Residui chimici di marijuana, risalenti al 500 a. C., sono stati rinvenuti nella Cina occidentale all’interno di bruciatori per incenso apparentemente utilizzati durante riti funebri. Lo rivela uno studio pubblicato sulla rivista Science Advances, condotto congiuntamente dall’Accademia cinese delle Scienze, l’Accademia cinese delle Scienze sociali, il Max Planck Institute for the Science of Human History e l’Università del Queensland, secondo il quale potrebbe trattarsi del più antico caso di utilizzo della cannabis per le sue proprietà psicoattive.
La scoperta coinvolge dieci bracieri in legno conservati all’interno di otto tombe nel cimitero di Jirzankal, sulle montagne del Pamir, nella regione autonoma uigura dello Xinjiang.
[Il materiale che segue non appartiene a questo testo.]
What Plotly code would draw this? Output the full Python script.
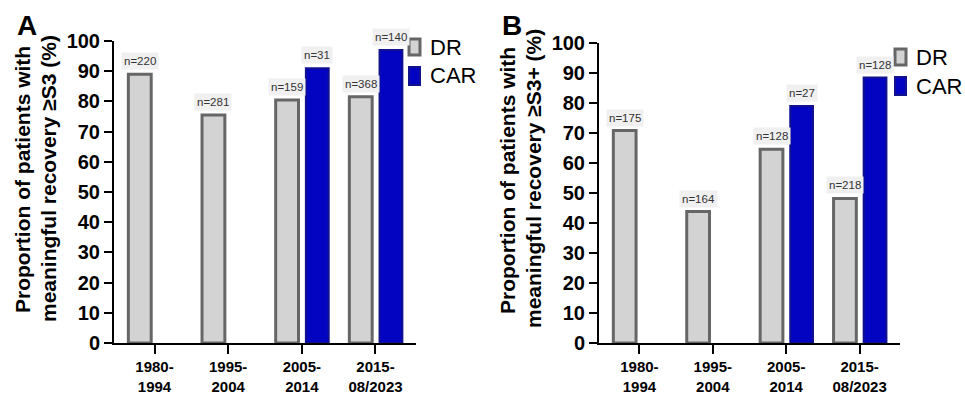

Circa 70 i reperti recuperati fino a ora, tra cui perline di vetro, arpe, pezzi di seta, ciotole e piatti di legno, mentre il ritrovamento di teschi e ossa con perforazioni e tagli parrebbe confermare la diffusione di sacrifici umani. “Possiamo iniziare a ricostruire un’immagine più precisa dei riti funerari che includevano fiamme, musica e fumo allucinogeno, tutti elementi finalizzati a guidare le persone in uno stato mentale alterato”, spiegano gli autori nello studio, secondo i quali la cannabis veniva bruciata su delle pietre e inalata probabilmente per comunicare con l’aldilà.
Steli e semi di cannabis erano stati rinvenuti precedentemente in alcuni siti funerari in Eurasia, ma i ritrovamenti nel cimitero di Jirzankal non solo testimoniano l’utilizzo diretto della pianta nei rituali primitivi, ma estendono anche geograficamente il suo impiego nell’ex Turkestan orientale, area oggi corrispondente all’estremo occidente cinese ma per usi e costumi più vicina all’Asia Centrale di quanto non lo sia al resto del paese. Come spiega Inkstone, piattaforma online lanciata dal quotidiano hongkonghese South China Morning Post, il sito in questione sarebbe appartenuto alla popolazione nomade indoeuropea degli sciti, che più di 2000 anni fa usavano spostarsi dal Mar Nero al Celeste Impero. Di loro e del loro utilizzo della marijuana scrisse per primo Erodoto intorno al 440 a. C. nel suo Storie. Questa è la prima scoperta archeologica – effettuata grazie alla metodologia analitica del gas massa – in grado di confermare quanto sospettato per anni dagli esperti.
Ma non è tutto. Mentre nell’antichità la canapa veniva usata comunemente in molte parti del mondo nella produzione di tessuti, in cucina e per scopi medici, la maggior parte delle specie selvatiche adoperate conteneva solo piccole quantità di tetraidrocannabinolo (Thc), principale costituente fisiologicamente attivo della canapa indiana cui si devono gli effetti psicoattivi. Da dove proveniva, dunque, la marijuana allucinogena degli sciti? Secondo quanto ipotizzato dai ricercatori, l’altitudine elevata (oltre 3000 metri sul livello del mare) combinata a forti radiazioni ultraviolette avrebbe portato alla formazione di un ceppo con livelli di Thc simili a quelli contenuti nella cannabis consumata oggi. Solo una volta selezionata e addomesticata, la pianta sarebbe poi stata trasportata dai nomadi attraverso le rotte commerciali lungo l’antica Via della Seta che dalla Cina arrivava in Occidente.